By Philip Ferrato

Built in 1959, this elegantly low white stucco home is the work of Cliff Burlew, a Valley architect about whom little is known, and according to a vague obituary, he also worked in film set design. Commissioned by one J. Reed Gattman, the house presents two very different faces– walled, austere, and slightly theatrical from the street, and open to a pool set in a lush landscape at the rear.

In apparently (mostly) original and outstanding condition, the 4-bed, 3-bath is being offered through deasy penner podley at $1,795,000 via the real estate auction platform plumBid, with open houses June 1st and 2nd, June 4th, and June 7th, 8th, and 9th from 2:00pm-4:00pm each day.

Defined by graceful, low massing and a sweeping overhang that joins the garage to the house, the only decoration on the street facade is a subtle pattern on the fascia board– except for the doorknob, to which Burlew gave a collar of mother-of-pearl and brass. There are no visible headers, so throughout the property, windows and doors extend to the ceiling.

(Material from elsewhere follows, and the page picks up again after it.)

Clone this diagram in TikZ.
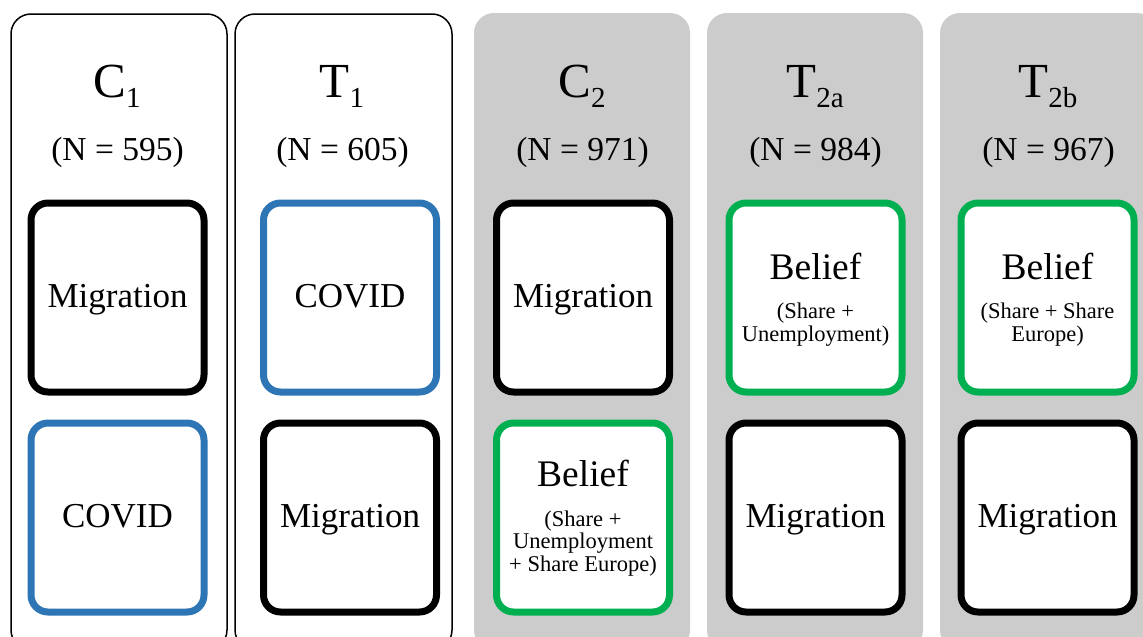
\documentclass[tikz,border=0pt]{standalone}
\usepackage{fontspec}
\setmainfont{Liberation Serif}
\definecolor{panelgray}{HTML}{CCCCCC}
\definecolor{bblue}{HTML}{2E75B6}
\definecolor{bgreen}{HTML}{00B050}
\newcommand{\fs}[1]{\fontsize{#1}{#1}\selectfont}
\newcommand{\ttl}[2]{\fs{49}#1\raisebox{-10pt}{\fs{29}#2}}
\begin{document}
\begin{tikzpicture}[x=1pt,y=-1pt,
  panelw/.style={draw=black, line width=1.5pt, fill=white, rounded corners=20pt},
  panelg/.style={fill=panelgray, rounded corners=20pt},
  box/.style={rectangle, line width=7pt, rounded corners=17pt, fill=white, minimum width=173pt, minimum height=189pt, inner sep=0pt},
  txt/.style={anchor=base, inner sep=0pt},
  big/.style={txt, font=\fs{35}},
  bel/.style={txt, font=\fs{37.5}},
  sm/.style={txt, font=\fs{22.5}},
  nn/.style={txt, font=\fs{33.5}}]
\useasboundingbox (0,0) rectangle (1143,637);
\clip (0,0) rectangle (1143,637);
% panels
\draw[panelw] (11,14) rectangle (227,650);
\draw[panelw] (235,14) rectangle (452,650);
\fill[panelg] (474,13) rectangle (690,650);
\fill[panelg] (707,13) rectangle (923,650);
\fill[panelg] (940,13) rectangle (1157,650);
% titles
\node[txt] (t1) at (117,97) {\ttl{C}{1}};
\node[nn] (n1) at (117.5,160) {(N = 595)};
\node[txt] (t2) at (342,97) {\ttl{T}{1}};
\node[nn] (n2) at (342.5,160) {(N = 605)};
\node[txt] (t3) at (582,97) {\ttl{C}{2}};
\node[nn] (n3) at (582.5,160) {(N = 971)};
\node[txt] (t4) at (815,97) {\ttl{T}{2a}};
\node[nn] (n4) at (815.5,160) {(N = 984)};
\node[txt] (t5) at (1048,97) {\ttl{T}{2b}};
\node[nn] (n5) at (1048.5,160) {(N = 967)};
% boxes
\node[box, draw=black] (b1a) at (117.5,297.5) {};
\node[box, draw=bblue] (b1b) at (117.5,517.5) {};
\node[box, draw=bblue] (b2a) at (350,297.5) {};
\node[box, draw=black] (b2b) at (350,517.5) {};
\node[box, draw=black] (b3a) at (583,297.5) {};
\node[box, draw=bgreen] (b3b) at (583,517.5) {};
\node[box, draw=bgreen] (b4a) at (815.5,297.5) {};
\node[box, draw=black] (b4b) at (815.5,517.5) {};
\node[box, draw=bgreen] (b5a) at (1047.5,297.5) {};
\node[box, draw=black] (b5b) at (1047.5,517.5) {};
% box texts
\node[big] (x1a) at (117.5,307) {Migration};
\node[big] (x1b) at (117.5,527) {COVID};
\node[big] (x2a) at (350,307) {COVID};
\node[big] (x2b) at (350,527) {Migration};
\node[big] (x3a) at (583,307) {Migration};
\node[bel] (x3b) at (583,486) {Belief};
\node[sm] (x3c) at (583,526) {(Share +};
\node[sm] (x3d) at (583,548.5) {Unemployment};
\node[sm] (x3e) at (583,571) {+ Share Europe)};
\node[bel] (x4a) at (815.5,279) {Belief};
\node[sm] (x4c) at (815.5,318) {(Share +};
\node[sm] (x4d) at (815.5,341) {Unemployment)};
\node[big] (x4b) at (815.5,527) {Migration};
\node[bel] (x5a) at (1047.5,279) {Belief};
\node[sm] (x5c) at (1047.5,318) {(Share + Share};
\node[sm] (x5d) at (1047.5,341) {Europe)};
\node[big] (x5b) at (1047.5,527) {Migration};
\end{tikzpicture}
\end{document}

What We Love: The influence of the great emigre German Modernist Erich Mendelsohn, especially in the incredibly slender pilotis that form the long rear loggia. Hugely influential, Mendelsohn left Germany for London in 1933, going into into partnership with another influential exiled modernist, the Chechnya-born Serge Chermayeff. Mendelsohn would arrive in the US in 1941 and taught architecture at UC Berkeley. Postwar, he designed a number of well-published projects with simple massing and long, open loggias– like the Russell House in San Francisco’s Presidio Heights– before his death in 1953.